I am going to use myself as a proxy for the majority of Americans, even though I am probably very different in most ways, but that’s the peril of writing an individual blog rather than a group consensus blog. I personally love going to Canada, and I like most Canadians I have met, both there and visiting here. But I can say the same for Mexicans. The last time I traveled to Mexico was 1973, and enjoyed my visit immensely. It was the real Mexico of the rural parts of Chihuahua state, and both the ordinary people and the federal police were very hospitable. I have never been to Mexican resorts or touristy areas, so the rural and small town experience is all I have, and on the basis of that I would welcome Mexican and Canadian visitors equally. However, I would not want border controls eliminated with either Mexico or Canada. Why not Mexico? The flow of long term non-citizen residents would be one way, from Mexico to us. Except for a few retirees, who can already establish residence in Mexico, virtually no U.S. citizens would want to stay in Mexico. However, hordes of Mexicans would want to stay here, for reasons that are obvious to all but the most dense of Perfectionist Progressives (i.e. leftists, liberals, Democrats, the national press). As for Canadians, it might be a toss up. Their national leader is more photogenic and, on the surface, more personable than ours. So what? Tax rates are difficult to compare, but would be very similar for people in the middle income brackets. Canada has universal health care, sort of, which could be a draw for those not yet 65 and not covered by their employers. The biggest reason I would not want open borders with Canada is because of the laxity of their own immigration policies. Canada has less people than California even though 20 times more land, so they want more people.
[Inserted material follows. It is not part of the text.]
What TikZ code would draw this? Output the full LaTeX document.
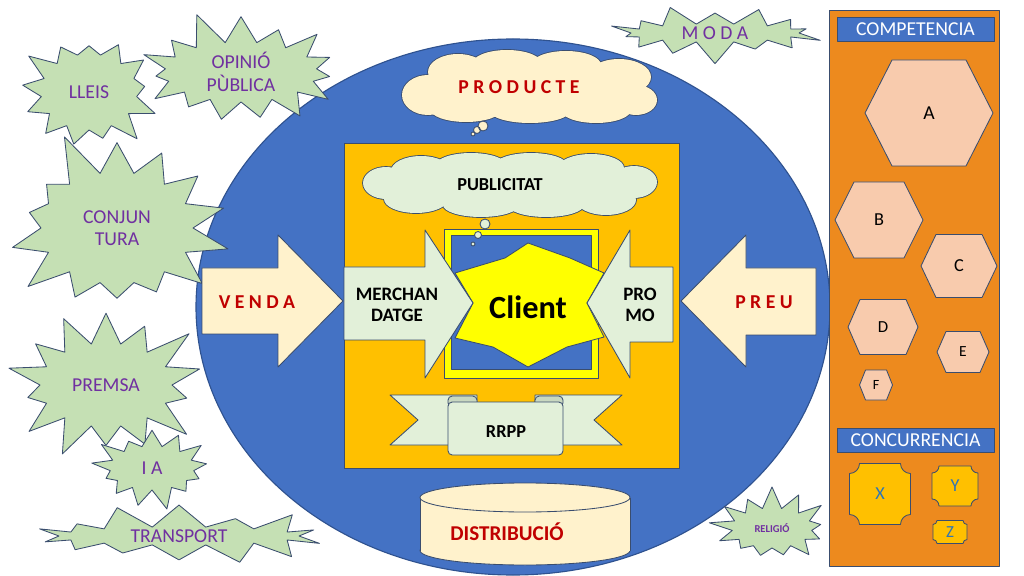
\documentclass[tikz,border=0pt]{standalone}
\usepackage{fontspec}
\setmainfont{Carlito}
\usetikzlibrary{shapes.symbols,shapes.geometric}
\definecolor{ovalblue}{HTML}{4472C4}
\definecolor{ovalline}{HTML}{2F528F}
\definecolor{edge}{HTML}{3A4D6E}
\definecolor{burstgreen}{HTML}{C5E0B4}
\definecolor{txtpurple}{HTML}{7030A0}
\definecolor{txtred}{HTML}{C00000}
\definecolor{txtblue}{HTML}{2E75B6}
\definecolor{cream}{HTML}{FFF2CC}
\definecolor{palegreen}{HTML}{E2F0D9}
\definecolor{curlgreen}{HTML}{C9D8C0}
\definecolor{gold}{HTML}{FFC000}
\definecolor{lemon}{HTML}{FFFF00}
\definecolor{panelorange}{HTML}{ED8A1E}
\definecolor{hexpink}{HTML}{F8CBAD}
% cloud puffs: centre x/centre y/x radius/y radius
\def\productepuffs{428/95/26/20, 458/72/30/18, 507/64/35/14, 566/65/35/14, 619/77/32/18,
  636/100/21/15, 596/110/35/13, 530/111/40/12, 466/109/36/13, 530/88/110/26}
\def\publipuffs{386/183/23/16, 421/171/30/15, 471/165/35/12, 531/165/36/12, 591/168/33/14,
  634/182/23/16, 606/200/30/15, 546/205/38/12, 481/205/38/12, 416/199/32/14, 510/186/125/22}
\tikzset{
  every picture/.style={line join=round},
  shapeline/.style={draw=edge, line width=0.6pt},
  puffline/.style={draw=edge, line width=1.2pt},
  burst/.style={starburst, shapeline, fill=burstgreen, text=txtpurple,
    inner sep=0pt, align=center, font=\fontsize{14}{16}\selectfont},
  bar/.style={shapeline, fill=ovalblue, text=white, inner sep=0pt,
    minimum width=3.925cm, minimum height=0.6cm, font=\fontsize{14}{15}\selectfont},
  boldlabel/.style={font=\fontsize{13.5}{15}\selectfont\bfseries, align=center},
}
\begin{document}
\begin{tikzpicture}[x=0.025cm, y=-0.025cm]
    \useasboundingbox (0,0) rectangle (1024,576);

    % Market oval
    \draw[fill=ovalblue, draw=ovalline, line width=0.8pt] (513,307) ellipse (317 and 268);

    % Outside influences
    \node[burst, minimum width=3.7cm, minimum height=3.2cm, starburst points=13,
      starburst point height=0.65cm, random starburst=3] (lleis) at (89,92) {LLEIS};
    \node[burst, minimum width=5.5cm, minimum height=3.2cm, starburst points=15,
      starburst point height=0.85cm, random starburst=11] (opinio) at (241,72) {OPINIÓ\\PÙBLICA};
    \node[burst, minimum width=6.2cm, minimum height=5.2cm, starburst points=14,
      starburst point height=1.2cm, random starburst=5] (conjuntura) at (117,228) {CONJUN\\TURA};
    \node[burst, minimum width=5.5cm, minimum height=4.3cm, starburst points=14,
      starburst point height=1.1cm, random starburst=8] (premsa) at (106,385) {PREMSA};
    \node[burst, minimum width=3.2cm, minimum height=2.2cm, starburst points=13,
      starburst point height=0.55cm, random starburst=21] (ia) at (152,468) {I A};
    \node[burst, minimum width=7.3cm, minimum height=1.65cm, starburst points=14,
      starburst point height=0.65cm, random starburst=4] (transport) at (179,536) {TRANSPORT};
    \node[burst, minimum width=5.4cm, minimum height=1.6cm, starburst points=14,
      starburst point height=0.6cm, random starburst=9] (moda) at (715,33) {M O D A};
    \node[burst, minimum width=3.2cm, minimum height=2.2cm, starburst points=13,
      starburst point height=0.6cm, random starburst=17,
      font=\fontsize{7.5}{8}\selectfont\bfseries] (religio) at (772,528) {RELIGIÓ};

    % Product cloud
    \foreach \pa/\pb/\pc/\pd in \productepuffs
      {\draw[puffline] (\pa,\pb) ellipse [x radius=\pc, y radius=\pd];}
    \foreach \pa/\pb/\pc/\pd in \productepuffs
      {\fill[cream] (\pa,\pb) ellipse [x radius=\pc, y radius=\pd];}
    \node[text=txtred, font=\fontsize{14}{16}\selectfont\bfseries] (producte) at (519,87) {P R O D U C T E};
    \draw[shapeline, fill=cream] (483,126) circle (5) (477,130) circle (3.5) (473,134) circle (2);

    % Marketing mix box
    \draw[shapeline, fill=gold] (344,143) rectangle (679,468);
    \foreach \pa/\pb/\pc/\pd in \publipuffs
      {\draw[puffline] (\pa,\pb) ellipse [x radius=\pc, y radius=\pd];}
    \foreach \pa/\pb/\pc/\pd in \publipuffs
      {\fill[palegreen] (\pa,\pb) ellipse [x radius=\pc, y radius=\pd];}
    \node[font=\fontsize{13}{15}\selectfont\bfseries] (publicitat) at (500,185) {PUBLICITAT};
    \draw[shapeline, fill=lemon] (444,229) rectangle (598,378);
    \draw[shapeline, fill=ovalblue] (451,235) rectangle (591,369);
    \draw[shapeline, fill=palegreen] (485,224) circle (5) (478,235) circle (3.5) (473,244) circle (2);

    % Client
    \draw[shapeline, fill=lemon] (528,243) -- (570,258) -- (604,273) -- (587,303) -- (604,337)
      -- (567,347) -- (528,367) -- (493,347) -- (455,338) -- (473,303) -- (455,273)
      -- (505,258) -- cycle;
    \node[font=\fontsize{23}{25}\selectfont\bfseries] (client) at (528,307) {Client};

    % Arrows
    \draw[shapeline, fill=palegreen] (344,267) -- (425,267) -- (425,230) -- (473,303)
      -- (425,378) -- (425,340) -- (344,340) -- cycle;
    \node[boldlabel] (merch) at (397,305) {MERCHAN\\DATGE};
    \draw[shapeline, fill=palegreen] (673,267) -- (630,267) -- (630,230) -- (587,303)
      -- (630,378) -- (630,342) -- (673,342) -- cycle;
    \node[boldlabel] (promo) at (640,305) {PRO\\MO};
    \draw[shapeline, fill=cream] (202,268) -- (278,268) -- (278,235) -- (343,301)
      -- (278,367) -- (278,334) -- (202,334) -- cycle;
    \node[text=txtred, font=\fontsize{14}{16}\selectfont\bfseries] (venda) at (257,302) {V E N D A};
    \draw[shapeline, fill=cream] (816,268) -- (746,268) -- (746,235) -- (681,301)
      -- (746,367) -- (746,335) -- (816,335) -- cycle;
    \node[text=txtred, font=\fontsize{14}{16}\selectfont\bfseries] (preu) at (764,302) {P R E U};

    % RRPP ribbon
    \draw[shapeline, fill=palegreen] (390,395) -- (477,395) -- (477,445) -- (390,445) -- (418,420) -- cycle;
    \draw[shapeline, fill=palegreen] (622,395) -- (535,395) -- (535,445) -- (622,445) -- (594,420) -- cycle;
    \draw[shapeline, fill=curlgreen, rounded corners=3] (448,396) rectangle (477,407);
    \draw[shapeline, fill=curlgreen, rounded corners=3] (535,396) rectangle (563,407);
    \draw[shapeline, fill=palegreen, rounded corners=3] (448,402) rectangle (563,455);
    \node[font=\fontsize{13}{15}\selectfont\bfseries] (rrpp) at (506,432) {RRPP};

    % Distribution
    \draw[shapeline, fill=cream] (525,550.5) ellipse (105 and 14.5);
    \fill[cream] (420,497.5) rectangle (630,550.5);
    \draw[shapeline] (420,497.5) -- (420,550.5) (630,497.5) -- (630,550.5);
    \draw[shapeline, fill=cream] (525,497.5) ellipse (105 and 14.5);
    \node[text=txtred, font=\fontsize{15}{17}\selectfont\bfseries] (distrib) at (507,532) {DISTRIBUCIÓ};

    % Competition panel
    \draw[shapeline, fill=panelorange] (829,10) rectangle (999,566);
    \node[bar] (competencia) at (915.5,29) {COMPETENCIA};
    \foreach \n/\cx/\cy/\w/\h/\i/\fs in {A/929/113/128/106/27/14, B/879/220/88/76/19/13,
        C/959/266/76/63/15/13, D/883/327/70/55/12/12, E/963/352/52/41/9/11, F/876/385/33/30/6/10}{
      \draw[shapeline, fill=hexpink] (\cx-\w/2,\cy) -- (\cx-\w/2+\i,\cy-\h/2)
        -- (\cx+\w/2-\i,\cy-\h/2) -- (\cx+\w/2,\cy) -- (\cx+\w/2-\i,\cy+\h/2)
        -- (\cx-\w/2+\i,\cy+\h/2) -- cycle;
      \node[font=\fontsize{\fs}{\fs}\selectfont] (hex\n) at (\cx,\cy) {\n};
    }
    \node[bar] (concurrencia) at (915.5,440.5) {CONCURRENCIA};
    \foreach \n/\cx/\cy/\w/\h/\r/\fs in {X/880/494/61/61/10/13, Y/955/486/46/40/7/13, Z/950/532/34/23/4/12}{
      \pgfmathsetmacro\xl{\cx-\w/2} \pgfmathsetmacro\xr{\cx+\w/2}
      \pgfmathsetmacro\yt{\cy-\h/2} \pgfmathsetmacro\yb{\cy+\h/2}
      \draw[shapeline, fill=gold] (\xl+\r,\yt) -- (\xr-\r,\yt) arc[start angle=180, end angle=90, radius=\r]
        -- (\xr,\yb-\r) arc[start angle=270, end angle=180, radius=\r]
        -- (\xl+\r,\yb) arc[start angle=0, end angle=-90, radius=\r]
        -- (\xl,\yt+\r) arc[start angle=90, end angle=0, radius=\r] -- cycle;
      \node[text=txtblue, font=\fontsize{\fs}{\fs}\selectfont] (plaque\n) at (\cx,\cy) {\n};
    }
\end{tikzpicture}
\end{document}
More terrorist suspects have come into The United States from Canada than from Mexico. However, the total number of such crossing either border is small compared with the number who enter directly via ship or plane. I simply believe that open borders with Canada would change that for the worse. That’s the main reason I wouldn’t sign on to a Schengen type Union. I love both Canada and Mexico for the people and the scenery. I dislike Trudeau, the very definition of an “empty suit”, as well as the suppression of freedom of speech and religion in Canada. I don’t like Trump’s behavior and rhetoric, but I like what he’s accomplished. All in all, I will take the good old USA, the good with the bad. At least I don’t have to hear every other sentence end with “eh” and a question mark, nor care about the various poutines. As for Mexico, I think of how many Mexicans would settle here if given a choice, so no. I haven’t even discussed admitting the Central America basket cases (with the exception of Costa Rica, possibly Belize and Panama). Not happening.
This just in after writing this post: Gallup asked the whole population of Latin America. There are 33 countries in Latin America and the Caribbean. Roughly 450 million adults live in the region. Gallup asked them, “Would you like to move to another country permanently if you could?”A whopping 27% said “yes.” So this means roughly 120 million would like to migrate somewhere. The next question Gallup asked was, “Where would you like to move?” Of those who want to leave their Latin American country permanently, 35% said they want to go to the United States. The Gallup analytics estimate is that 42 million want to come to the U.S.Forty-two million seekers of citizenship or asylum are watching to determine exactly when and how is the best time to make the move. This suggests that open borders could potentially attract 42 million Latin Americans. A full 5 million who are planning to move in the next 12 months say they are moving to the U.S.